People with disabilities who have fought for better facilities at Skytrain stations and on trains yesterday rejoiced as the Supreme Administrative Court (SAC) handed down a ruling in their favour.
People with disabilities celebrate victory yesterday in a court battle over equal access to public transport after the Supreme Administrative Court ordered the Bangkok Metropolitan Administration to build lifts at all 23 BTS Skytrain stations. TAWATCHAI KHEMGUMNERD
The Supreme Administrative Court reversed a lower court’s ruling and ordered City Hall to install lifts at all 23 Skytrain stations, or BTS, within one year to help people with disabilities. Lifts are currently available at only five stations, including Mor Chit.
The ruling was hailed as a major victory, particularly after the Central Administrative Court in 2009 threw out the group’s petition, which demanded city officials add more lifts, following years of being inadequately served.
The lower court was aware of the Interior Ministry’s law on facilities for disabled people, which took effect in 1999, but it said it could not compel City Hall to comply because it had already approved contracts to build the Skytrain system without facilities for the disabled two years earlier.
However, a group of disabled people led by Suporntum Monkolsawadi said the ruling was based upon an unfair technicality, and insisted on the need for better access to transport. They appealed the verdict, and the Supreme Administrative Court accepted their appeal.

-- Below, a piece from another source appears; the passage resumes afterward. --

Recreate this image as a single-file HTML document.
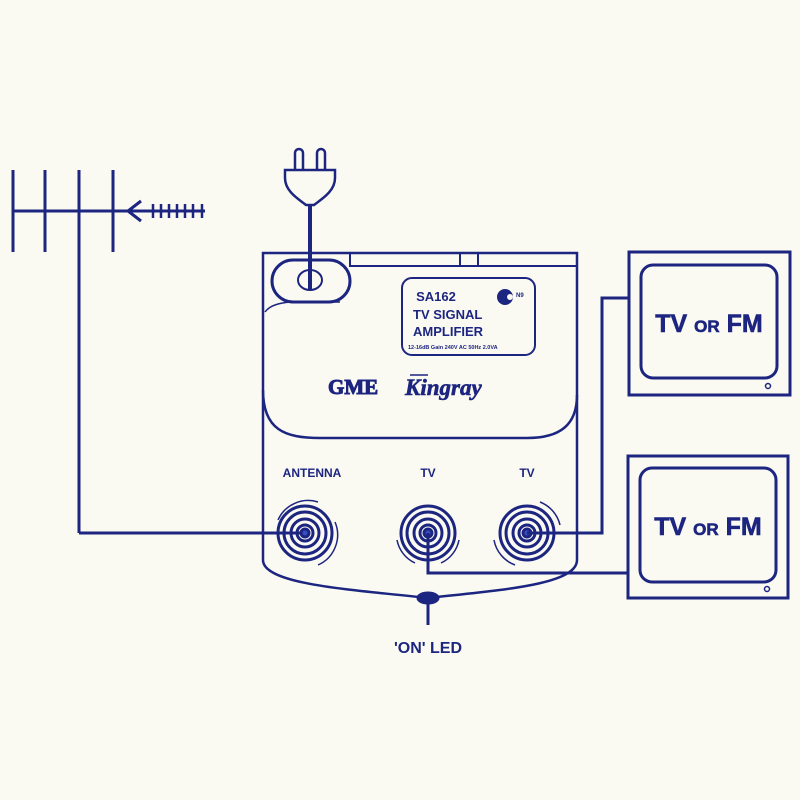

In yesterday’s ruling, the judge ordered Bangkok Governor MR Sukhumbhand Paribatra and the Bangkok Metropolitan Administration to carry out three measures to facilitate disabled people within one year.
The BMA, which has hired Bangkok Mass Transit System Plc (BTS) to run Skytrain services, must install a sufficient number of elevators at all 23 stations, as stated in the Interior Ministry’s order on the welfare of people with disabilities.
All trains must also have one carriage which can easily accommodate people with disabilities.
The BMA must ensure there is enough space for people travelling in wheelchairs in these carriages, with a minimum aisle width of 120cm, handrails on doors and easily visible handicap signage.
“Today is a victory for disabled people handed to them by the SAC. It’s a symbol of the ‘people era’,” said Mr Suporntum, secretary-general of the Redemptorist Foundation for People with Disabilities (RFPD), which filed the case against four defendants, including City Hall.
The court yesterday dismissed the complaint against the chief of the city’s Public Works Department.
Mr Suporntum said the court’s ruling has proved that physically challenged people have the right to enjoy their lives like everyone else. He pointed out that everyone in society, including people with disabilities, must have “transport equality”.
Deputy governor Amorn Kitchawengkul explained that lifts had not been initially installed at all stations because there was no regulation on facilities for the disabled when the concession was signed in 1992.
Speaking about yesterday’s ruling, the deputy governor said the BMA has already approved 200 million baht to install four lifts at each station, or 72 lifts altogether.
He said installation of the new lifts at each station was scheduled to begin at the start of the month and completed by the end of the year. But the project has been delayed as property owners near the stations have opposed the plan to construct lifts in front of their property, worrying it would “affect the good feng shui” of their businesses.
Mr Amorn said provision of the 72 lifts was in line with the governor’s policy to improve the quality of life for people with disabilities.
Lifts have already been provided by the BMA at all stations along the extended routes; from On Nut to Bearing and from Saphan Taksin to Bang Wa.
He said lifts and other Skytrain system structures will eventually be handed over to the BMA once the concession finishes in 2029. Pichet Raktabutr, a RFPD member, said the appeal was based on the fair treatment provided by the state to all citizens, regardless of their disabilities.
Inaccessibility is not confined to the BTS system, but also on the subway, the Mass Rapid Transit Authority of Thailand, he added.
Only half the 60 exits at 18 subway stations have lifts, he said.
But these lifts are often locked, and travellers have to ask each time they want to use them and wait for a security guard to come and help them, he said.